Without the pictures, repeat the listing character for character.

**EXTRACTED DATA**
....

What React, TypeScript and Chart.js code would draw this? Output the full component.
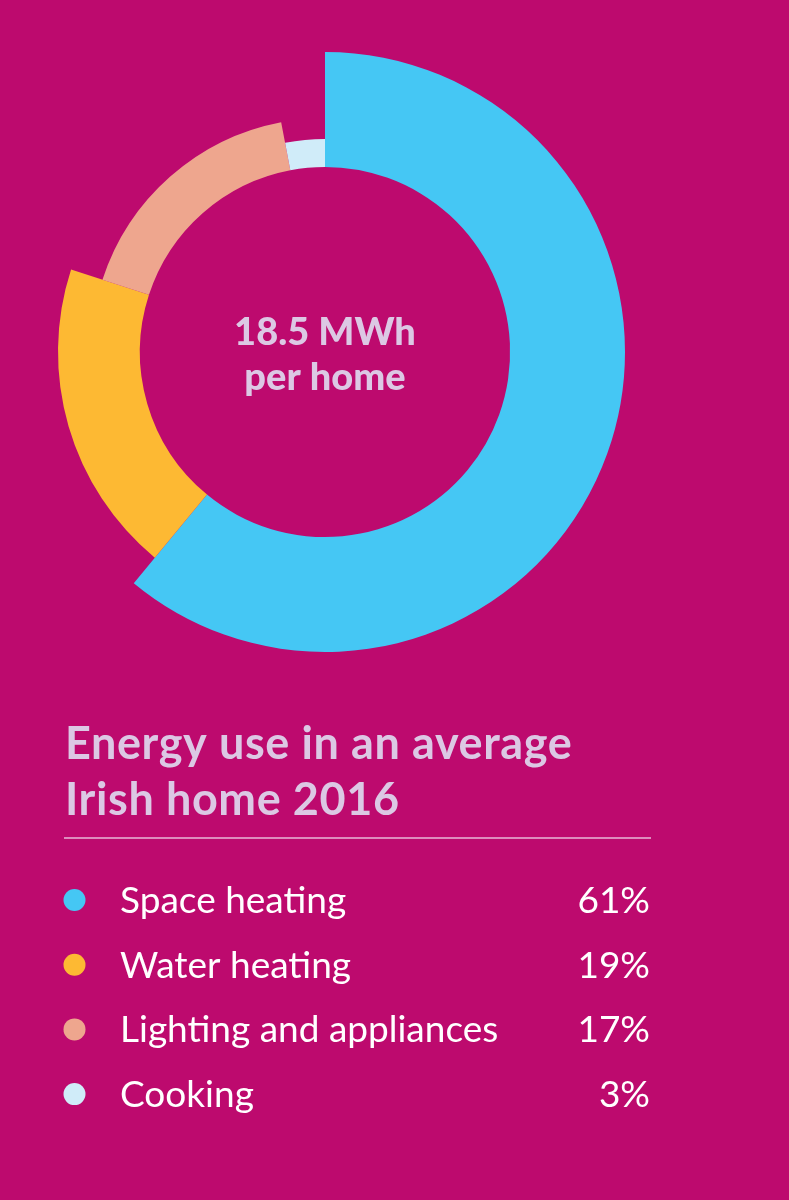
import { useEffect, useRef } from "react";
import { Chart, registerables } from "chart.js";

Chart.register(...registerables);

// ---- data ----
const categories = ["Space heating", "Water heating", "Lighting and appliances", "Cooking"];
const shares = [61, 19, 17, 3];
const shareLabels = ["61%", "19%", "17%", "3%"];
const centerLines = ["18.5 MWh", "per home"];
const titleLines = ["Energy use in an average", "Irish home 2016"];

// ---- styles ----
const BG = "#BD0A6E";
const COLORS = ["#45C7F4", "#FDB933", "#EEA68E", "#D0ECF9"];
const RING_SCALE = [1, 0.89, 0.78, 0.71];
const TITLE_COLOR = "#DCC8E4";
const RULE_COLOR = "#E9B8D8";
const FONT = "Lato, 'Open Sans', sans-serif";

const varRadiusPlugin = {
  id: "varRadius",
  afterDatasetsUpdate(chart: any) {
    const meta = chart.getDatasetMeta(0);
    const base = meta.controller.outerRadius;
    meta.data.forEach((el: any, i: number) => {
      el.outerRadius = base * RING_SCALE[i];
    });
  },
};

const textPlugin = {
  id: "texts",
  afterDraw(chart: any) {
    const ctx = chart.ctx as any;
    const meta = chart.getDatasetMeta(0);
    const arc = meta.data[0];
    const cx = arc.x;
    const cy = arc.y;
    ctx.save();
    ctx.textBaseline = "alphabetic";

    // center label
    ctx.fillStyle = TITLE_COLOR;
    ctx.textAlign = "center";
    ctx.font = `900 38px ${FONT}`;
    ctx.fillText(centerLines[0], cx, cy - 7);
    ctx.fillText(centerLines[1], cx, cy + 38);

    // title
    ctx.textAlign = "left";
    ctx.font = `bold 45px ${FONT}`;
    ctx.letterSpacing = "0.6px";
    ctx.fillText(titleLines[0], 65, 759);
    ctx.fillText(titleLines[1], 65, 815);
    ctx.letterSpacing = "0px";

    // rule
    ctx.strokeStyle = RULE_COLOR;
    ctx.lineWidth = 1.5;
    ctx.beginPath();
    ctx.moveTo(64, 838);
    ctx.lineTo(651, 838);
    ctx.stroke();

    // legend
    categories.forEach((name, i) => {
      const by = 913 + i * 64.7;
      ctx.fillStyle = COLORS[i];
      ctx.beginPath();
      ctx.arc(74.5, by - 13, 11, 0, Math.PI * 2);
      ctx.fill();
      ctx.fillStyle = "#FFFFFF";
      ctx.font = `37px ${FONT}`;
      ctx.textAlign = "left";
      ctx.fillText(name, 120, by);
      ctx.textAlign = "right";
      ctx.fillText(shareLabels[i], 650, by);
    });
    ctx.restore();
  },
};

export default function App() {
  const ref = useRef<HTMLCanvasElement | null>(null);
  useEffect(() => {
    if (!ref.current) return;
    const chart = new Chart(ref.current, {
      type: "doughnut",
      data: {
        labels: categories,
        datasets: [
          {
            data: shares,
            backgroundColor: COLORS,
            borderWidth: 0,
            hoverOffset: 0,
          },
        ],
      },
      options: {
        responsive: false,
        animation: false,
        events: [],
        cutout: "61.7%",
        rotation: 0,
        layout: { padding: { left: 25, top: 52, right: 164, bottom: 548 } },
        plugins: {
          legend: { display: false },
          tooltip: { enabled: false },
          title: { display: false },
        },
      },
      plugins: [varRadiusPlugin, textPlugin],
    });
    return () => chart.destroy();
  }, []);
  return (
    <div style={{ position: "absolute", left: 0, top: 0, width: 789, height: 1200, background: BG }}>
      <canvas ref={ref} width={789} height={1200} style={{ display: "block", width: 789, height: 1200 }} />
    </div>
  );
}
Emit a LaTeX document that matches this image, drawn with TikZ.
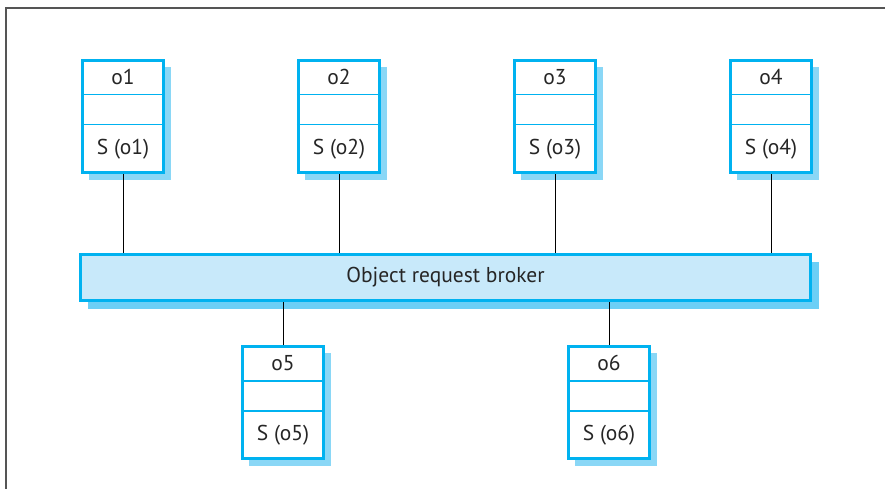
\documentclass[tikz,border=0pt]{standalone}
\usepackage{fontspec}
\setmainfont{PT Sans}
\usetikzlibrary{calc,shadows}
\definecolor{edgeblue}{HTML}{00B2F0}
\definecolor{brokerfill}{HTML}{C8E9FA}
\definecolor{brokershade}{HTML}{6CCFF6}
\definecolor{boxshade}{HTML}{8AD7F6}
\definecolor{framegray}{HTML}{555555}
\tikzset{
  objbox/.style={draw=edgeblue, line width=2.8pt, fill=white,
    minimum width=81.5pt, minimum height=112.5pt, inner sep=0pt,
    general shadow={shadow xshift=7pt, shadow yshift=-7pt, fill=boxshade, draw=none}},
  divider/.style={draw=edgeblue, line width=1.3pt},
  brokerbox/.style={draw=edgeblue, line width=2.8pt, fill=brokerfill,
    minimum width=730.5pt, minimum height=46.5pt, inner sep=0pt,
    general shadow={shadow xshift=8pt, shadow yshift=-8pt, fill=brokershade, draw=none}},
  link/.style={draw=black, line width=1pt},
  lbl/.style={font=\fontsize{21.5}{25}\selectfont, text=black!85, inner sep=0pt}
}
% object box: name, x, y (centre), index
\newcommand{\objectbox}[4]{%
  \node[objbox] (#1) at (#2,#3) {};
  \draw[divider] ($(#1.north west)+(0,36)$) -- ($(#1.north east)+(0,36)$);
  \draw[divider] ($(#1.north west)+(0,66)$) -- ($(#1.north east)+(0,66)$);
  \node[lbl] (#1name) at ($(#1.north)+(0,18)$) {o#4};
  \node[lbl] (#1serv) at ($(#1.north)+(0,90)$) {S (o#4)};
}
\begin{document}
\begin{tikzpicture}[x=1pt,y=-1pt]
  \useasboundingbox (0,0) rectangle (885,489);
  \draw[framegray, line width=1.2pt] (6,489) -- (6,8) -- (885,8);

  \node[brokerbox] (orb) at (445.5,277.5) {};
  \node[lbl] (orblabel) at (orb.center) {Object request broker};

  \objectbox{oa}{123}{116.5}{1}
  \objectbox{ob}{339}{116.5}{2}
  \objectbox{oc}{555}{116.5}{3}
  \objectbox{od}{771}{116.5}{4}
  \objectbox{oe}{283}{402.5}{5}
  \objectbox{of}{609}{402.5}{6}

  \foreach \o in {oa,ob,oc,od}
    \draw[link] (\o.south) -- (\o.south |- orb.north);
  \foreach \o in {oe,of}
    \draw[link] (\o.north) -- (\o.north |- orb.south);
\end{tikzpicture}
\end{document}
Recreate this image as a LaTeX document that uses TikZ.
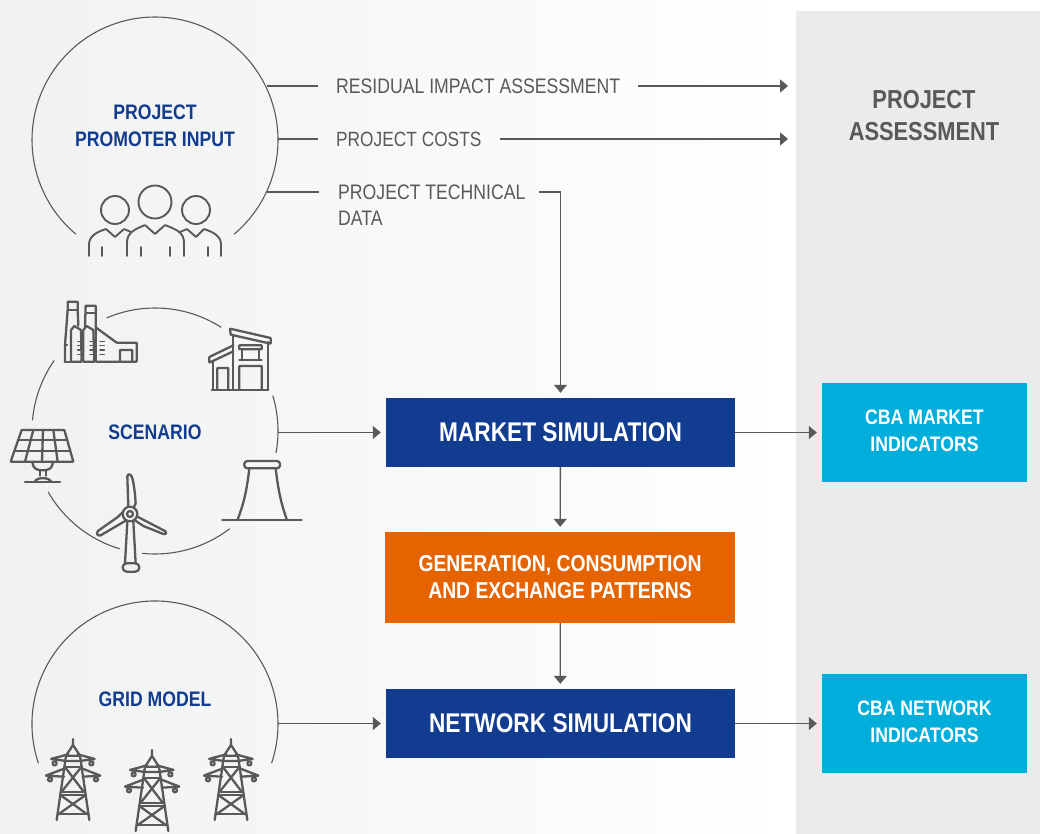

....

**WRITTEN REPLY**
What React, TypeScript and Chart.js code would draw this? Output the full component.
import { useEffect, useRef } from "react";
import { Chart, registerables } from "chart.js";

Chart.register(...registerables);

// ---- data ----
const categories = ["Space heating", "Water heating", "Lighting and appliances", "Cooking"];
const shares = [61, 19, 17, 3];
const shareLabels = ["61%", "19%", "17%", "3%"];
const centerLines = ["18.5 MWh", "per home"];
const titleLines = ["Energy use in an average", "Irish home 2016"];

// ---- styles ----
const BG = "#BD0A6E";
const COLORS = ["#45C7F4", "#FDB933", "#EEA68E", "#D0ECF9"];
const RING_SCALE = [1, 0.89, 0.78, 0.71];
const TITLE_COLOR = "#DCC8E4";
const RULE_COLOR = "#E9B8D8";
const FONT = "Lato, 'Open Sans', sans-serif";

const varRadiusPlugin = {
  id: "varRadius",
  afterDatasetsUpdate(chart: any) {
    const meta = chart.getDatasetMeta(0);
    const base = meta.controller.outerRadius;
    meta.data.forEach((el: any, i: number) => {
      el.outerRadius = base * RING_SCALE[i];
    });
  },
};

const textPlugin = {
  id: "texts",
  afterDraw(chart: any) {
    const ctx = chart.ctx as any;
    const meta = chart.getDatasetMeta(0);
    const arc = meta.data[0];
    const cx = arc.x;
    const cy = arc.y;
    ctx.save();
    ctx.textBaseline = "alphabetic";

    // center label
    ctx.fillStyle = TITLE_COLOR;
    ctx.textAlign = "center";
    ctx.font = `900 38px ${FONT}`;
    ctx.fillText(centerLines[0], cx, cy - 7);
    ctx.fillText(centerLines[1], cx, cy + 38);

    // title
    ctx.textAlign = "left";
    ctx.font = `bold 45px ${FONT}`;
    ctx.letterSpacing = "0.6px";
    ctx.fillText(titleLines[0], 65, 759);
    ctx.fillText(titleLines[1], 65, 815);
    ctx.letterSpacing = "0px";

    // rule
    ctx.strokeStyle = RULE_COLOR;
    ctx.lineWidth = 1.5;
    ctx.beginPath();
    ctx.moveTo(64, 838);
    ctx.lineTo(651, 838);
    ctx.stroke();

    // legend
    categories.forEach((name, i) => {
      const by = 913 + i * 64.7;
      ctx.fillStyle = COLORS[i];
      ctx.beginPath();
      ctx.arc(74.5, by - 13, 11, 0, Math.PI * 2);
      ctx.fill();
      ctx.fillStyle = "#FFFFFF";
      ctx.font = `37px ${FONT}`;
      ctx.textAlign = "left";
      ctx.fillText(name, 120, by);
      ctx.textAlign = "right";
      ctx.fillText(shareLabels[i], 650, by);
    });
    ctx.restore();
  },
};

export default function App() {
  const ref = useRef<HTMLCanvasElement | null>(null);
  useEffect(() => {
    if (!ref.current) return;
    const chart = new Chart(ref.current, {
      type: "doughnut",
      data: {
        labels: categories,
        datasets: [
          {
            data: shares,
            backgroundColor: COLORS,
            borderWidth: 0,
            hoverOffset: 0,
          },
        ],
      },
      options: {
        responsive: false,
        animation: false,
        events: [],
        cutout: "61.7%",
        rotation: 0,
        layout: { padding: { left: 25, top: 52, right: 164, bottom: 548 } },
        plugins: {
          legend: { display: false },
          tooltip: { enabled: false },
          title: { display: false },
        },
      },
      plugins: [varRadiusPlugin, textPlugin],
    });
    return () => chart.destroy();
  }, []);
  return (
    <div style={{ position: "absolute", left: 0, top: 0, width: 789, height: 1200, background: BG }}>
      <canvas ref={ref} width={789} height={1200} style={{ display: "block", width: 789, height: 1200 }} />
    </div>
  );
}
Emit a LaTeX document that matches this image, drawn with TikZ.
\documentclass[tikz,border=0pt]{standalone}
\usepackage{fontspec}
\setmainfont{PT Sans}
\usetikzlibrary{calc,shadows}
\definecolor{edgeblue}{HTML}{00B2F0}
\definecolor{brokerfill}{HTML}{C8E9FA}
\definecolor{brokershade}{HTML}{6CCFF6}
\definecolor{boxshade}{HTML}{8AD7F6}
\definecolor{framegray}{HTML}{555555}
\tikzset{
  objbox/.style={draw=edgeblue, line width=2.8pt, fill=white,
    minimum width=81.5pt, minimum height=112.5pt, inner sep=0pt,
    general shadow={shadow xshift=7pt, shadow yshift=-7pt, fill=boxshade, draw=none}},
  divider/.style={draw=edgeblue, line width=1.3pt},
  brokerbox/.style={draw=edgeblue, line width=2.8pt, fill=brokerfill,
    minimum width=730.5pt, minimum height=46.5pt, inner sep=0pt,
    general shadow={shadow xshift=8pt, shadow yshift=-8pt, fill=brokershade, draw=none}},
  link/.style={draw=black, line width=1pt},
  lbl/.style={font=\fontsize{21.5}{25}\selectfont, text=black!85, inner sep=0pt}
}
% object box: name, x, y (centre), index
\newcommand{\objectbox}[4]{%
  \node[objbox] (#1) at (#2,#3) {};
  \draw[divider] ($(#1.north west)+(0,36)$) -- ($(#1.north east)+(0,36)$);
  \draw[divider] ($(#1.north west)+(0,66)$) -- ($(#1.north east)+(0,66)$);
  \node[lbl] (#1name) at ($(#1.north)+(0,18)$) {o#4};
  \node[lbl] (#1serv) at ($(#1.north)+(0,90)$) {S (o#4)};
}
\begin{document}
\begin{tikzpicture}[x=1pt,y=-1pt]
  \useasboundingbox (0,0) rectangle (885,489);
  \draw[framegray, line width=1.2pt] (6,489) -- (6,8) -- (885,8);

  \node[brokerbox] (orb) at (445.5,277.5) {};
  \node[lbl] (orblabel) at (orb.center) {Object request broker};

  \objectbox{oa}{123}{116.5}{1}
  \objectbox{ob}{339}{116.5}{2}
  \objectbox{oc}{555}{116.5}{3}
  \objectbox{od}{771}{116.5}{4}
  \objectbox{oe}{283}{402.5}{5}
  \objectbox{of}{609}{402.5}{6}

  \foreach \o in {oa,ob,oc,od}
    \draw[link] (\o.south) -- (\o.south |- orb.north);
  \foreach \o in {oe,of}
    \draw[link] (\o.north) -- (\o.north |- orb.south);
\end{tikzpicture}
\end{document}
Recreate this image as a LaTeX document that uses TikZ.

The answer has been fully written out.